### Records to process

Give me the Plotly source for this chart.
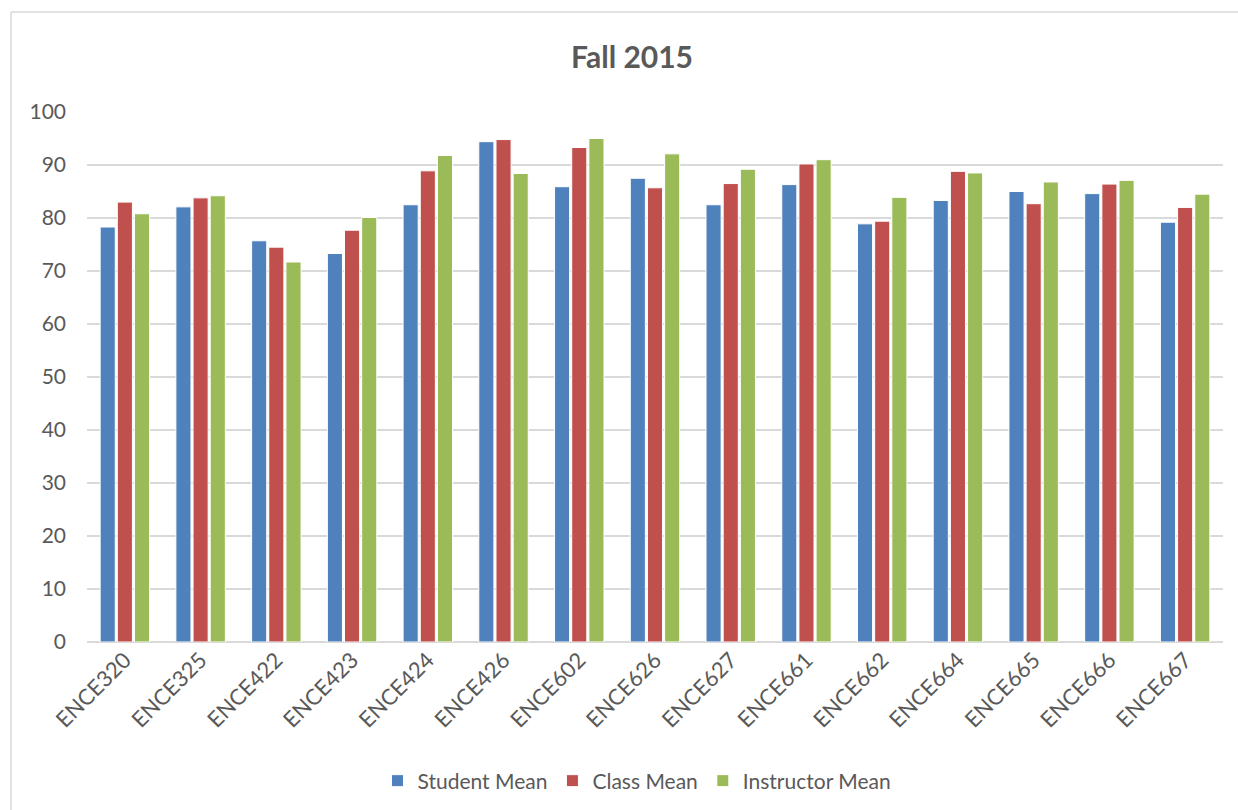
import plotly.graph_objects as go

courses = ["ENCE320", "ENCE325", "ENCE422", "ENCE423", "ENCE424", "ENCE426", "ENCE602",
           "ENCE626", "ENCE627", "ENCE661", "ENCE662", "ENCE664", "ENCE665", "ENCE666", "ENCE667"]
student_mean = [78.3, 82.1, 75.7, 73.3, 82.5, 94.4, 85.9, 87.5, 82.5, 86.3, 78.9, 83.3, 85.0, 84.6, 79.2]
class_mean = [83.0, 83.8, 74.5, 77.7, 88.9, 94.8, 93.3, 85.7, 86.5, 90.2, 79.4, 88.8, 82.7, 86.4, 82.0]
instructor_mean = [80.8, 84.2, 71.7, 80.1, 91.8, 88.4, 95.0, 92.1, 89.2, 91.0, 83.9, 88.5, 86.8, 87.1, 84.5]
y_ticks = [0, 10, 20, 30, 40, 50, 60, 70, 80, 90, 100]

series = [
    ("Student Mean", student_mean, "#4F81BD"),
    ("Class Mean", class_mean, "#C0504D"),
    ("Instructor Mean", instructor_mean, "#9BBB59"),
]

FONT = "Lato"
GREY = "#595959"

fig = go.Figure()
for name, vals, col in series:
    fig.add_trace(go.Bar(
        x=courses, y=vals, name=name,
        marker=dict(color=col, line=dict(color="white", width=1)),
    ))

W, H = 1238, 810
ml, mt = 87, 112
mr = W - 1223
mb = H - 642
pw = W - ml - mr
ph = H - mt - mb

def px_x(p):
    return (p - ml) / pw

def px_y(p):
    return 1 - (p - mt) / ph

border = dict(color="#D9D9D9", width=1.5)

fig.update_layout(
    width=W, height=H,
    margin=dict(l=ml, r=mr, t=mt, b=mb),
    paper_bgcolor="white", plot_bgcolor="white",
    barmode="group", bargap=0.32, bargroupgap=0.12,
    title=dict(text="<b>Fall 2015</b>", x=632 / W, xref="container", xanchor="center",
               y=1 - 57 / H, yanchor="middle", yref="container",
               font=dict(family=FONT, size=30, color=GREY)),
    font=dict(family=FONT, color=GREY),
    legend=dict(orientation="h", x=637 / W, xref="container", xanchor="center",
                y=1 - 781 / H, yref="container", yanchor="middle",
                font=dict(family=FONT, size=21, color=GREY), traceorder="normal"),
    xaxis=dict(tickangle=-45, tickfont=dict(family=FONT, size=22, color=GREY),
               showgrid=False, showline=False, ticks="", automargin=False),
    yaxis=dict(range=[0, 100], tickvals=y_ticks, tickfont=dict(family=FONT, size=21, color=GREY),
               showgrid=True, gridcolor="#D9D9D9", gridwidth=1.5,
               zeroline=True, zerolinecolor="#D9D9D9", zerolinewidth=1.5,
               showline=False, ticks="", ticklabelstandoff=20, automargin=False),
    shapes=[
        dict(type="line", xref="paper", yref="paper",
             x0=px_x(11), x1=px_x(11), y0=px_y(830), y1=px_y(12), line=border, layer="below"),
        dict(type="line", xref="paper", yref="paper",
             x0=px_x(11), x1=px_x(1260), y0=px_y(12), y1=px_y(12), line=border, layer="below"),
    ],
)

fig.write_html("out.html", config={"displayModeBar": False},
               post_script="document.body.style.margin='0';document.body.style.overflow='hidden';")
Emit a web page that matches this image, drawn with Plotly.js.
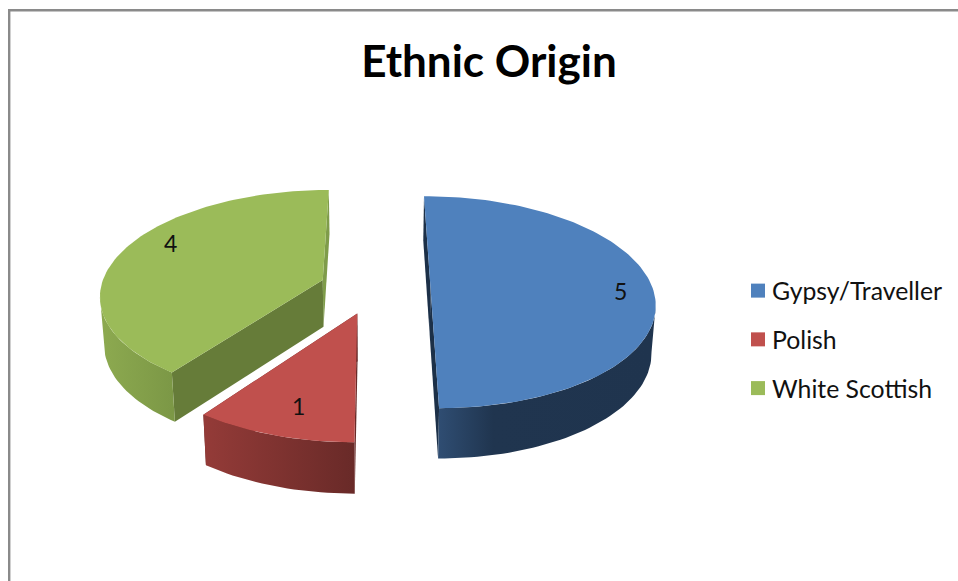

######

§ **What this task involves**
Repeat the data exactly, without the pictures.

§ **Correct result**
Give me the Plotly source for this chart.
import plotly.graph_objects as go

courses = ["ENCE320", "ENCE325", "ENCE422", "ENCE423", "ENCE424", "ENCE426", "ENCE602",
           "ENCE626", "ENCE627", "ENCE661", "ENCE662", "ENCE664", "ENCE665", "ENCE666", "ENCE667"]
student_mean = [78.3, 82.1, 75.7, 73.3, 82.5, 94.4, 85.9, 87.5, 82.5, 86.3, 78.9, 83.3, 85.0, 84.6, 79.2]
class_mean = [83.0, 83.8, 74.5, 77.7, 88.9, 94.8, 93.3, 85.7, 86.5, 90.2, 79.4, 88.8, 82.7, 86.4, 82.0]
instructor_mean = [80.8, 84.2, 71.7, 80.1, 91.8, 88.4, 95.0, 92.1, 89.2, 91.0, 83.9, 88.5, 86.8, 87.1, 84.5]
y_ticks = [0, 10, 20, 30, 40, 50, 60, 70, 80, 90, 100]

series = [
    ("Student Mean", student_mean, "#4F81BD"),
    ("Class Mean", class_mean, "#C0504D"),
    ("Instructor Mean", instructor_mean, "#9BBB59"),
]

FONT = "Lato"
GREY = "#595959"

fig = go.Figure()
for name, vals, col in series:
    fig.add_trace(go.Bar(
        x=courses, y=vals, name=name,
        marker=dict(color=col, line=dict(color="white", width=1)),
    ))

W, H = 1238, 810
ml, mt = 87, 112
mr = W - 1223
mb = H - 642
pw = W - ml - mr
ph = H - mt - mb

def px_x(p):
    return (p - ml) / pw

def px_y(p):
    return 1 - (p - mt) / ph

border = dict(color="#D9D9D9", width=1.5)

fig.update_layout(
    width=W, height=H,
    margin=dict(l=ml, r=mr, t=mt, b=mb),
    paper_bgcolor="white", plot_bgcolor="white",
    barmode="group", bargap=0.32, bargroupgap=0.12,
    title=dict(text="<b>Fall 2015</b>", x=632 / W, xref="container", xanchor="center",
               y=1 - 57 / H, yanchor="middle", yref="container",
               font=dict(family=FONT, size=30, color=GREY)),
    font=dict(family=FONT, color=GREY),
    legend=dict(orientation="h", x=637 / W, xref="container", xanchor="center",
                y=1 - 781 / H, yref="container", yanchor="middle",
                font=dict(family=FONT, size=21, color=GREY), traceorder="normal"),
    xaxis=dict(tickangle=-45, tickfont=dict(family=FONT, size=22, color=GREY),
               showgrid=False, showline=False, ticks="", automargin=False),
    yaxis=dict(range=[0, 100], tickvals=y_ticks, tickfont=dict(family=FONT, size=21, color=GREY),
               showgrid=True, gridcolor="#D9D9D9", gridwidth=1.5,
               zeroline=True, zerolinecolor="#D9D9D9", zerolinewidth=1.5,
               showline=False, ticks="", ticklabelstandoff=20, automargin=False),
    shapes=[
        dict(type="line", xref="paper", yref="paper",
             x0=px_x(11), x1=px_x(11), y0=px_y(830), y1=px_y(12), line=border, layer="below"),
        dict(type="line", xref="paper", yref="paper",
             x0=px_x(11), x1=px_x(1260), y0=px_y(12), y1=px_y(12), line=border, layer="below"),
    ],
)

fig.write_html("out.html", config={"displayModeBar": False},
               post_script="document.body.style.margin='0';document.body.style.overflow='hidden';")
Emit a web page that matches this image, drawn with Plotly.js.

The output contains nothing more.